Other Things I Learned:

  • I do not like the taste of alcohol.
  • To choose clothes that suit me.
  • To use the Myers-Briggs Type Indicator and the Enneagram as tools in understanding how God has wired me, seeing areas to grow in, and relating to others. I learned I’m an INTJ and Enneagram Type 4 (it is an unusual combination, but it explains me well).
  • To build and code my own website (and resurrect it after I crashed it!).
  • To use a bullet journal to keep my days organized and document my year.
  • To use Instagram and MailChimp to connect with people.
  • To make my own beauty products and home remedies.
  • To play the guitar (enough to get by).
  • I love songwriting.
  • Routine and structure is good for my heart.
  • I don’t need access to everything all the time. My iPhone got significantly “dumbed-down” this year. Although I still use a lot of apps daily, social media and the browser have all been removed. I’ve chosen not to check my email on my phone either. The quiet has been healthy and needed.
  • I need fiction and memoirs in my reading diet. They’ve done more to show me excellence in writing than anything else.
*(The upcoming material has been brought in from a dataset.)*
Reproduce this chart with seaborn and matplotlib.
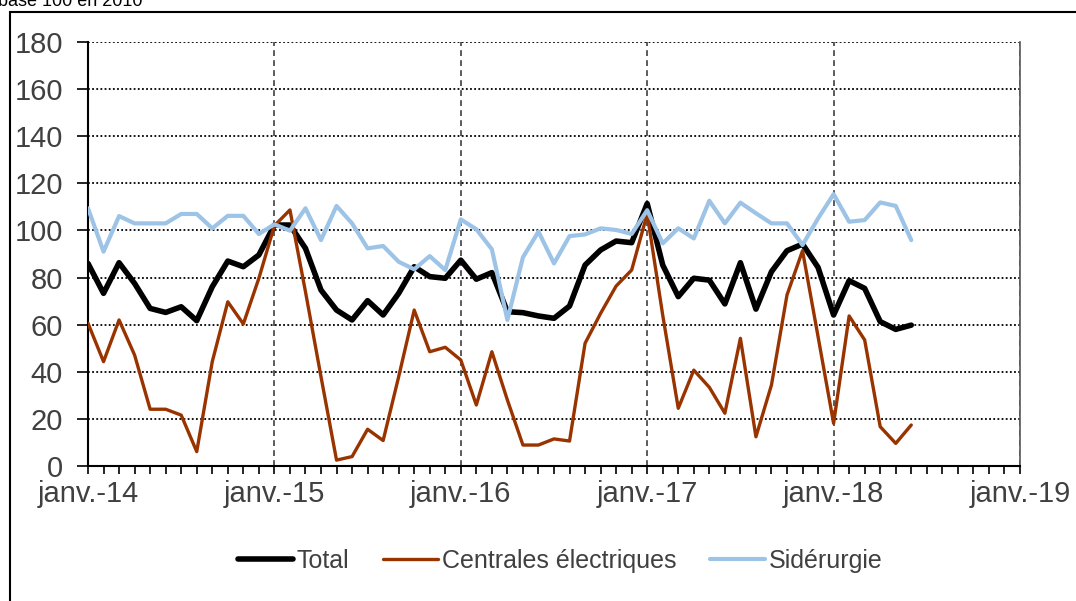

5 Things I’m Looking Forward To in 2016:

  • Finishing building my ministry partner team, moving to Michigan and beginning work at Revive Our Hearts (if you would like to help, you can donate or become a monthly ministry partner here!).
  • Blogging weekly and starting to write about hard things.
  • Doing the Visual Theology Reading Challenge.
  • Focusing on deepening my prayer life.
  • Following God into the adventure of turning 25.

I will be sharing my favorite reads from this year next week, but in the meantime, have you taken time to reflect on and thank God for 2015? Remember this as you move forward: the grace that kept His people last year is the same grace that calls us into new territory this year. With His help, we survived; with His help, we will run into a new year with hope.